Namun demikian, kritik juga harus disampaikan secara beradab dan bertanggung jawab. Opini yang keras bukan berarti menghina, memfitnah, atau menyerang pribadi. Kritik yang sehat adalah kritik yang berbasis argumentasi, logika, dan kepentingan publik. Dalam konteks ini, mengingatkan bahaya janji politik yang berlebihan justru merupakan bentuk tanggung jawab moral kepada demokrasi.
Masyarakat pun tidak bisa terus-menerus memposisikan diri sebagai korban. Kedewasaan politik menuntut pemilih untuk lebih kritis dan rasional. Janji harus diuji, bukan ditelan mentah-mentah.

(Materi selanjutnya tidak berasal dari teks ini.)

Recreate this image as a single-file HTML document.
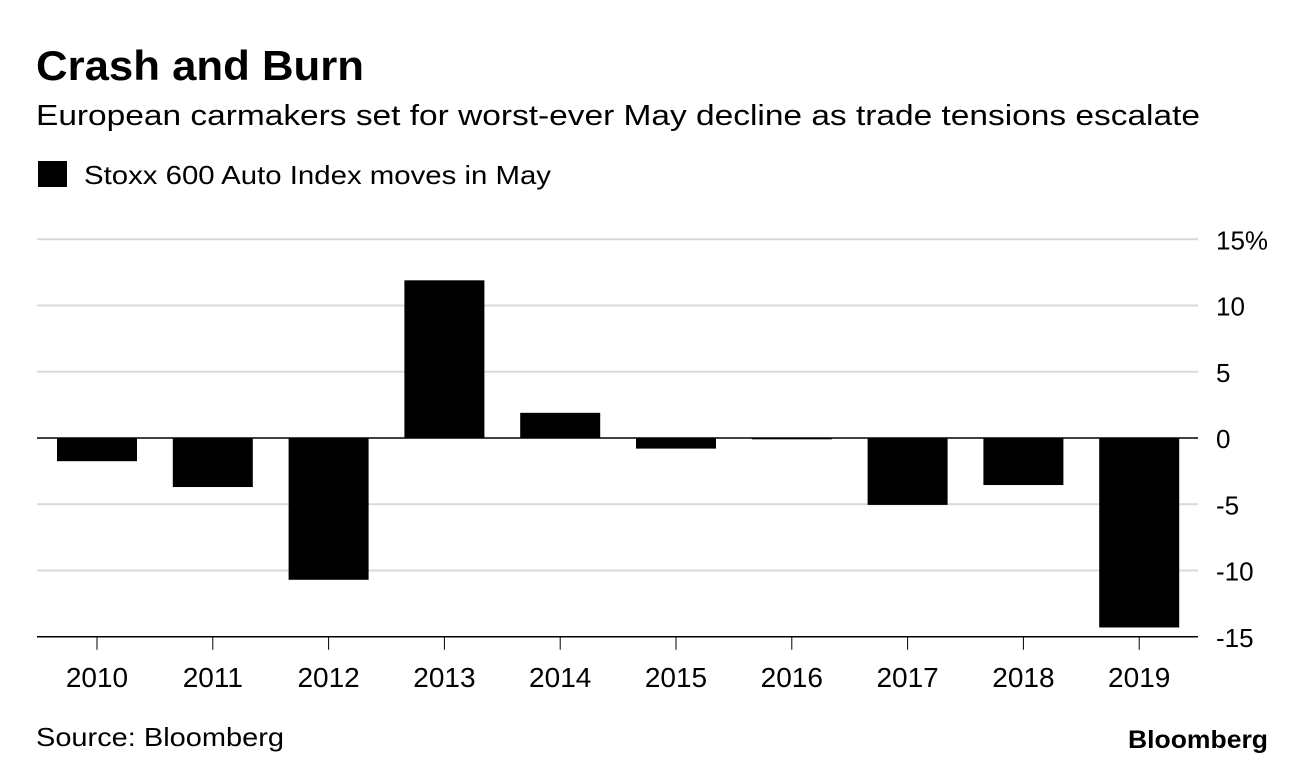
<!DOCTYPE html>
<html><head><meta charset="utf-8"><style>
html,body{margin:0;padding:0;background:#fff;width:1296px;height:768px;overflow:hidden;font-family:"Liberation Sans",Arial,sans-serif;}
</style></head><body>
<svg width="1296" height="768" xmlns="http://www.w3.org/2000/svg" font-family="Liberation Sans, Arial, sans-serif">
<text x="36" y="80" font-size="42" font-weight="bold" fill="#000" textLength="328" lengthAdjust="spacingAndGlyphs">Crash and Burn</text>
<text x="36" y="125" font-size="29" fill="#000" textLength="1164" lengthAdjust="spacingAndGlyphs">European carmakers set for worst-ever May decline as trade tensions escalate</text>
<rect x="38" y="161" width="29" height="26" fill="#000"/>
<text x="84" y="184" font-size="26" fill="#000" textLength="467" lengthAdjust="spacingAndGlyphs">Stoxx 600 Auto Index moves in May</text>
<g id="grid"></g>
<g id="bars"></g>
<g id="xaxis"></g>
<text x="36" y="746" font-size="26" fill="#000" textLength="248" lengthAdjust="spacingAndGlyphs">Source: Bloomberg</text>
<text x="1268" y="748" font-size="25" font-weight="bold" text-anchor="end" fill="#000" textLength="140" lengthAdjust="spacingAndGlyphs">Bloomberg</text>
</svg>
<script>
const categories = ["2010","2011","2012","2013","2014","2015","2016","2017","2018","2019"];
const values = [-1.75,-3.7,-10.7,11.9,1.9,-0.8,-0.1,-5.05,-3.55,-14.3];
const yTicks = [15,10,5,0,-5,-10,-15];
const yTickLabels = ["15%","10","5","0","-5","-10","-15"];
const NS="http://www.w3.org/2000/svg";
const y0=438, pxPerUnit=13.25;
function y(v){return y0 - v*pxPerUnit;}
const step=115.8, x0=97, bw=80;
function x(i){return x0 + i*step;}
function mk(tag,attrs,parent){const e=document.createElementNS(NS,tag);for(const k in attrs)e.setAttribute(k,attrs[k]);parent.appendChild(e);return e;}
const grid=document.getElementById('grid');
yTicks.forEach((t,i)=>{
  const isZero=t===0, isBottom=i===yTicks.length-1;
  const l=mk('line',{x1:37,x2:1198,y1:y(t),y2:y(t),stroke:(isZero||isBottom)?'#000':'#d9d9d9','stroke-width':isZero||isBottom?1.5:2},grid);
  
  
  const tx=mk('text',{x:1216,y:y(t)+10,'font-size':26,fill:'#000'},grid);
  tx.textContent=yTickLabels[i];
  
  
});
const bars=document.getElementById('bars');
values.forEach((v,i)=>{
  const top=Math.min(y(v),y0), h=Math.max(Math.abs(y(v)-y0),1);
  const r=mk('rect',{x:x(i)-bw/2,y:top,width:bw,height:h,fill:'#000'},bars);
  
  
});
const xa=document.getElementById('xaxis');
const by=y(yTicks[yTicks.length-1]);
categories.forEach((c,i)=>{
  const t=mk('line',{x1:x(i),x2:x(i),y1:by,y2:by+13,stroke:'#000','stroke-width':1},xa);
  
  
  const tx=mk('text',{x:x(i),y:687,'font-size':28,'text-anchor':'middle',fill:'#000'},xa);
  tx.textContent=c;
  
  
});
</script>
</body></html>
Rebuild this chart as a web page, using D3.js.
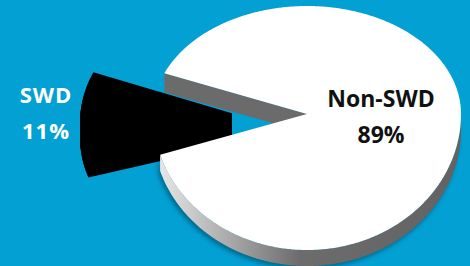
<!DOCTYPE html>
<html>
<head>
<meta charset="utf-8">
<script src="https://cdn.jsdelivr.net/npm/d3@7"></script>
<style>
  body { margin: 0; background: #03a0d3; }
  svg { display: block; }
</style>
</head>
<body>
<div class="canva"></div>
<script>
// chart data
const categories = ["Non-SWD", "SWD"];
const values = [89, 11];
const topColors = ["#ffffff", "#000000"];
const labelColors = ["#111111", "#ffffff"];

const W = 470, H = 266;

const svg = d3.select(".canva").append("svg")
              .attr("width", W)
              .attr("height", H);

const defs = svg.append("defs");

// side gradient of the white slab
const grad = defs.append("linearGradient")
                 .attr("id", "sideGrad")
                 .attr("gradientUnits", "userSpaceOnUse")
                 .attr("x1", 160).attr("x2", 470).attr("y1", 0).attr("y2", 0);
grad.append("stop").attr("offset", "0%").attr("stop-color", "#e6e6e6");
grad.append("stop").attr("offset", "45%").attr("stop-color", "#6c6c6c");
grad.append("stop").attr("offset", "100%").attr("stop-color", "#626262");

const blur = defs.append("filter").attr("id", "shadow")
                 .attr("x", "-20%").attr("y", "-20%").attr("width", "140%").attr("height", "140%");
blur.append("feGaussianBlur").attr("stdDeviation", 2);

defs.append("clipPath").attr("id", "cutBlack")
    .append("rect").attr("x", 0).attr("y", 0).attr("width", 232).attr("height", H);

// pie layout: small slice centred on the left
const start = -0.377 * Math.PI;
const pie = d3.pie().sort(null).startAngle(start).endAngle(start + 2 * Math.PI);
const slices = pie(values);

// disc geometry (far half flatter than near half, rough perspective)
const main = { cx: 307, cy: 114, rx: 154, ryTop: 108, ryBot: 136, h: 16, cutH: 19 };
const boom = { cx: 262, cy: 122, rx: 182, ryTop: 132, ryBot: 132, h: 16 };

const pt = (g, a, dy = 0) => {
  const c = Math.cos(a);
  return [g.cx + g.rx * Math.sin(a), g.cy - (c > 0 ? g.ryTop : g.ryBot) * c + dy];
};
const arcPts = (g, a0, a1, dy = 0) =>
  d3.range(a0, a1, 0.01).concat([a1]).map(a => pt(g, a, dy));
const line = d3.line();
const wedge = (g, s, dy = 0) =>
  line([[g.cx, g.cy + dy]].concat(arcPts(g, s.startAngle, s.endAngle, dy))) + "Z";

// exploded black slice, extruded (goes behind the disc)
const bg = svg.append("g").attr("clip-path", "url(#cutBlack)");
bg.selectAll("path")
  .data(d3.range(boom.h, -1, -1))
  .join("path")
  .attr("d", dy => wedge(boom, slices[1], dy))
  .attr("fill", topColors[1]);

const s0 = slices[0];

// outer side wall of the white slice, front half only
const sideTop = arcPts(main, Math.PI / 2, s0.endAngle);
const sidePts = sideTop.concat(arcPts(main, Math.PI / 2, s0.endAngle, main.h).reverse());

svg.append("path")
   .attr("d", line(sidePts) + "Z")
   .attr("transform", "translate(-2,3)")
   .attr("fill", "#05384f")
   .attr("opacity", 0.5)
   .attr("filter", "url(#shadow)");

svg.append("path")
   .attr("d", line(sidePts) + "Z")
   .attr("fill", "url(#sideGrad)");

// cut face at the start of the white slice
const e0 = pt(main, s0.startAngle);
svg.append("path")
   .attr("d", line([[main.cx, main.cy], e0, [e0[0], e0[1] + main.cutH], [main.cx, main.cy + main.cutH]]) + "Z")
   .attr("fill", "#6b6b6b");

// top face of the white slice
svg.append("path")
   .attr("d", wedge(main, s0))
   .attr("fill", topColors[0]);

// labels
const labelPos = [[381, 107], [46, 103]];
const fontSizes = [23, 22];
const spacing = [0, 1];

categories.forEach((c, i) => {
  const t = svg.append("text")
               .attr("text-anchor", "middle")
               .attr("font-family", "'Open Sans', sans-serif")
               .attr("font-weight", "bold")
               .attr("font-size", fontSizes[i])
               .attr("letter-spacing", spacing[i])
               .attr("fill", labelColors[i]);
  t.append("tspan").attr("x", labelPos[i][0]).attr("y", labelPos[i][1]).text(c);
  t.append("tspan").attr("x", labelPos[i][0]).attr("y", labelPos[i][1] + 36).text(values[i] + "%");
});
</script>
</body>
</html>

Rekam jejak, konsistensi sikap, dan keberanian mengambil keputusan di masa lalu jauh lebih penting daripada pidato manis di atas panggung kampanye. Demokrasi akan stagnan jika pemilih terus memaafkan kebohongan yang dibungkus janji.
Perlu ditegaskan bahwa membatasi janji bukan berarti mematikan harapan. Justru sebaliknya, harapan yang dibangun di atas kejujuran akan jauh lebih kuat dan berkelanjutan. Calon pemimpin yang berani berkata “ini yang bisa kami lakukan, dan ini yang belum mampu kami lakukan” layak mendapatkan kepercayaan lebih besar dibanding mereka yang menjanjikan segalanya tanpa kepastian.
Pada akhirnya, pencalonan adalah ujian integritas. Seribu janji yang diumbar tanpa tanggung jawab hanya akan melahirkan kekecewaan kolektif dan memperlebar jurang ketidakpercayaan publik terhadap politik. Kekuasaan bukan panggung sandiwara, melainkan amanah yang menuntut konsistensi antara ucapan dan tindakan.
Rakyat tidak membutuhkan pemimpin yang pandai berjanji, tetapi pemimpin yang berani bertanggung jawab. Jika sejak awal janji sudah menjadi alat manipulasi, maka jangan heran jika setelah kekuasaan diraih, kepercayaan publik runtuh. Demokrasi yang bermartabat hanya bisa ditegakkan oleh kejujuran, bukan oleh seribu janji yang menguap ditelan waktu.